The painted sliver I see glued to the rock is Panayia Khozoviotissa, a Greek Orthodox Monastery built in 1088. I am on Amorgos, the eastern most of the Cyclades Islands and I’ve endured the nine-hour ferry ride from Athens specially to see this architectural wonder.

The monastery is five yards wide and eight stories high. From a distance, it looks like a white-gloved fist, clamped tightly on a rugged wall.

Khozoviotissa embraces the organic tradition of Greek monasteries, harmonizing and blending with its surrounding landscape.

It takes me a supernatural amount of energy just to reach it. By the time I get to the top, I’m disheveled and wheezing. My friend Anthony Vlavianos, a 78-year-old Athens-based architect and photographer who has accompanied me on this jaunt, is unfazed.

Vlavianos, who summers annually on the 47-square-mile island where his parents were born, is going to introduce me to the monastery’s head monk, Father Spiros, whom he has known since he was a boy.

“Every step up is a step closer to God,” he says, nodding toward the final few steps to the entrance. Apparently       it was even more difficult some years back. “You used to have to climb a movable wooden ladder up to the door,” he explains.

The entire monastery is a hodge-podge of add-ons and embellishments.
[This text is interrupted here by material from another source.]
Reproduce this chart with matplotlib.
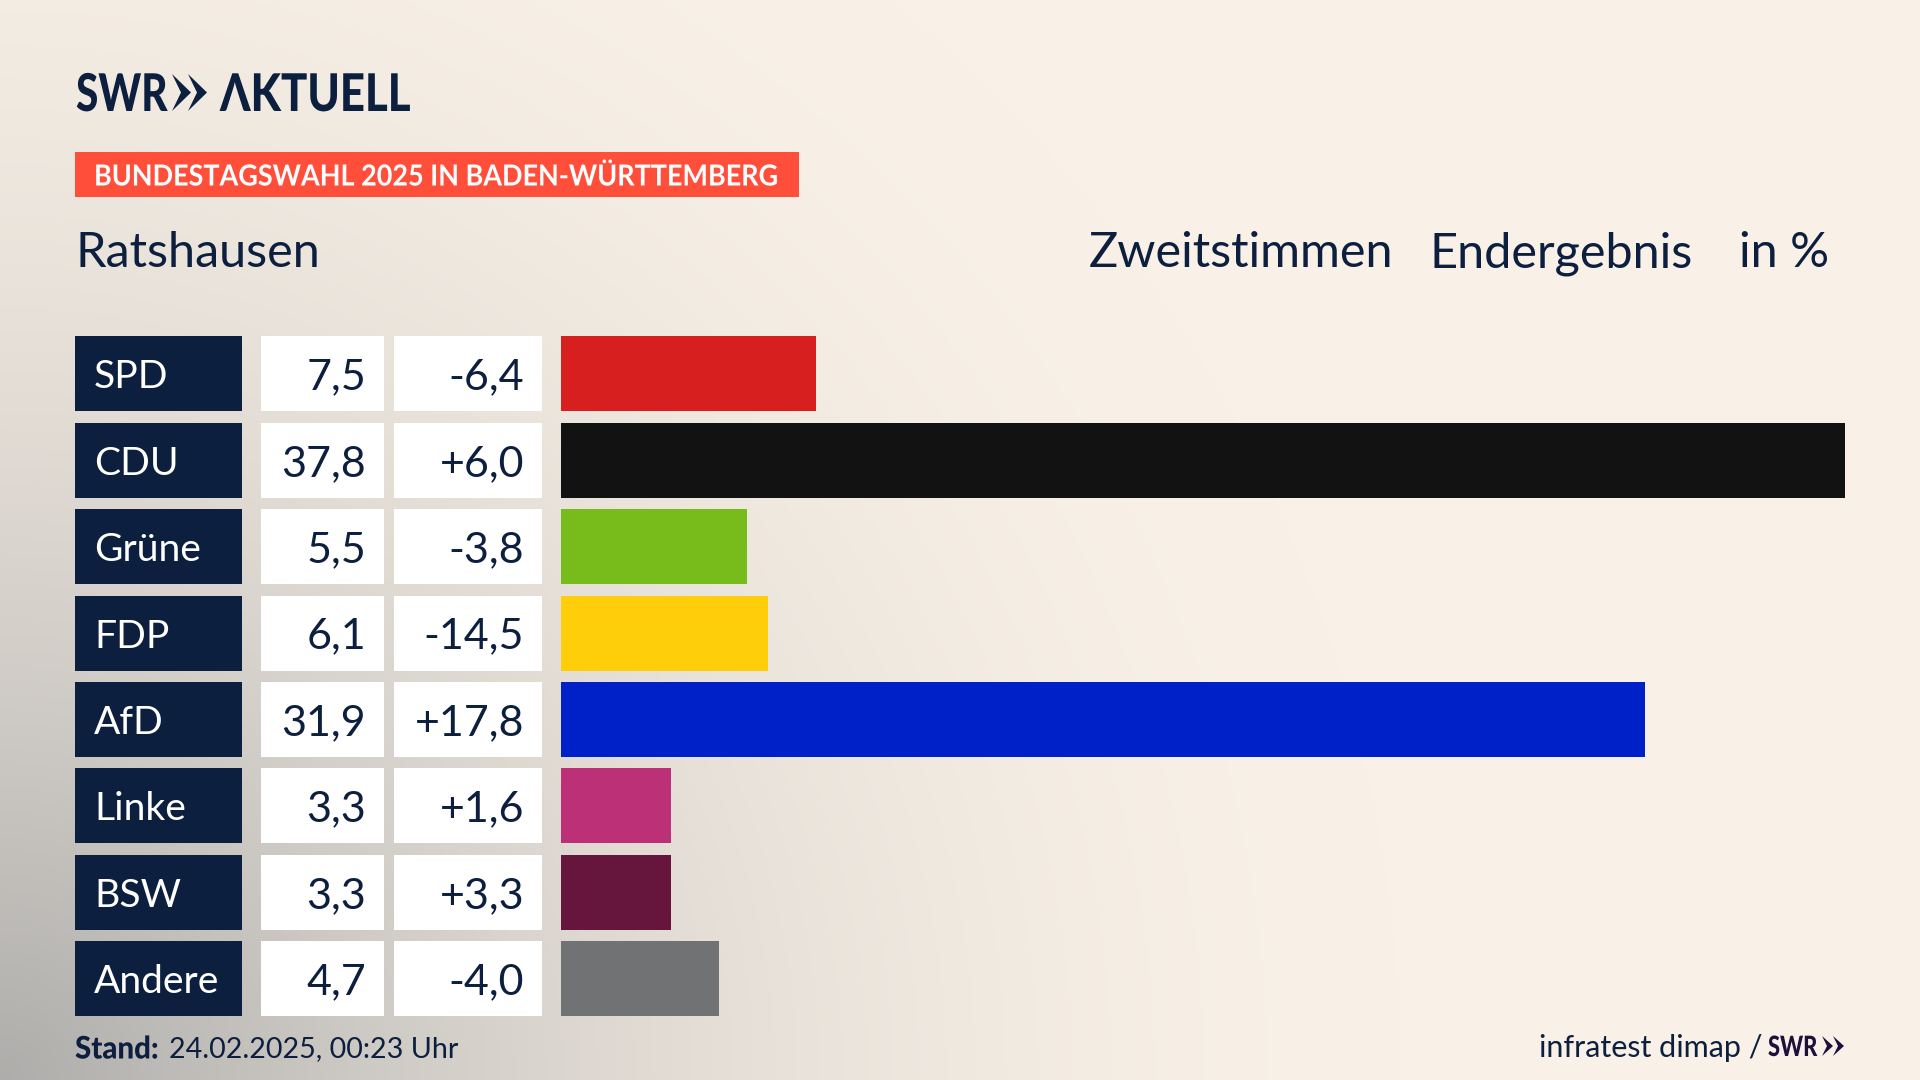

The three-foot-tall high wooden door is topped with a gothic arch, a signature of the Venetians who occupied the island in the 15th century. The door’s carved marble jambs were added during the 1686 renovations.

The Greek juniper beams projecting from the northeast wall may have been here since the beginning. However, the front entrance hall looks relatively new. Squeezing through the minuscule entrance, I find myself in a whitewashed hall furnished with wooden chest and plaque commemorating the original founder, Byzantine Emperor Alexius I Comnenus who ruled from 1081-1118.

A narrow staircase hewn from the rock winds upward and at the top stands a priest in black cassock and cylindrical hat. He glares at me. “Ladies must wear a skirt. Show respect,” he says in choppy English.

Luckily, I have a shawl in my bag, which doubles as a sarong-style skirt. I scuttle down to the landing and wrap it around my middle then inch back up the stairs. The priest nods in approval, not seeming to care about my jeans poking out below.

He is one of the three resident monks, a far cry from a century ago when 100 lived here. He leads us up more rock steps to the sitting room. Portraits of past bishops line the walls, and a small brass chandelier lights the space.

I perch on the crushed red velvet couch and an assistant arrives with a tray of sugar-dusted sweets and Greek coffee. There are also small glasses of psimeni, a type of Amogos brandy. I take a sip of the honey-infused spirit and a cinnamon-spiced warmth spreads through my body. Delicious.

“Years ago,” Vlavianos says, “there was no electricity and water had to be hauled up with donkeys.” He points at a whitewashed cubbyhole on the same level as the sitting room with a small stove and sinks       complete with working faucets. “There’s running water now, but donkeys still carry in the supplies,” he says.

A rumble of laughter erupts from below, followed by the sound of rustling robes and heavy steps. A sun-weathered face with fly-away beard emerges from the narrow staircase.

“Papas Spiros! How are you?” Vlavianos exclaims, jumping from the couch and clasping his hand. Although Father Spiros doesn’t speak English, he smiles broadly and gestures for us to follow for a tour.

He leads us to the original kitchen, now a storage space for construction materials – planks of wood and tools. The beehive oven, no longer in use, is stacked with sheets of drywall.

“Rockslides. They happen all the time and they have to do repairs,” Vlavianos explains. Another room is piled high with thin mattresses. “Those are used on the feast of the Presentation of the Virgin every Nov. 21. People come from all over the island and many stay overnight.”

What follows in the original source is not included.